At this point it is well to remember: “Mexico has never really come up with a good answer to the question ‘What does being Indian mean?’” points out one of Mexico’s highly-regarded political scientists, Jorge G. Castañeda. That’s despite the fact that Mexico’s Census Bureau and its not-highly regarded Statistical Institution insist the government knows what it has never been able to explain convincingly to rational cultural observers. Government no longer counts this category, or that of mestizos. This is the bureaucracy saying that race in Mexico no longer is counted because it doesn’t count. Thus, the official grin over the fact that the word “raza” now does not mean what Spanish dictionaries say it does — “race.” Instead, with a flourish of political correctness. it means “people.” This is actually a dodge obscuring the fact that “indio” quickly became in New Spain the ultimate pejorative among Spanish occupiers, their offspring, later arrivals from Ibera, and anyone with skin light enough to allow them to pass as a non-indio.
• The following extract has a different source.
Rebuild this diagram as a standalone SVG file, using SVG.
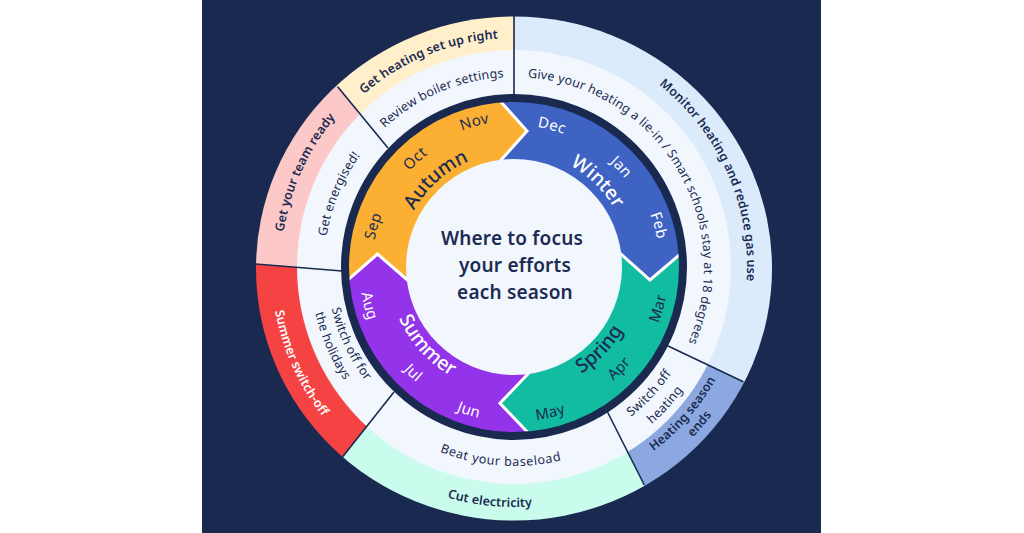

The word is still used today, notes Castañeda, in the often-heard despicable, racist insult, “pinche indio.” He explains, “We are a long way from ... the American predilection for political correctness.” Pinche in Mexico means something like “asshole” and is a serious insult, particularly coming from a stranger.

But the inequality of Mexican society that often impacts race, really targets class, which means money, which, in the minds of a great many Mexicans, means corruption, despite their possible envy. Yet “inequality isn’t simply economic,” Castadeñda maintains “It is also social.” “A government undersecretary (one level down from the top echelon of public service) earns (vastly more) than his chauffeur (provided by the government, of course), who earns much, much less. “The official addresses the employee with the familiar tu, while the chauffeur must speak to the official with the respectful usted. The official and his peers in the business and intellectual elites of the nation tend to be white (though there are exceptions), well-educated and well traveled abroad. They send their two children to private schools, removed from the world of the employee. The employee and his peers tend to be obviously mestizo, many with little education, and they have four to five children,” most of whom may be able to attend school without problems only through the sixth grade, though today increasingly through secundaria (junior high school). University can mean a lot of time-consuming jumping through bureaucratic hoops unless the parents have “connections.” It also means a lot of expenses. Sending all five children to university can be inconceivable. As Mexico’s noisily reported corrupt July 1 presidential election demonstrated, the present brand of indigenismo doesn’t quite heal all national woes, especially those that have become institutionalized. The U.S. should take note.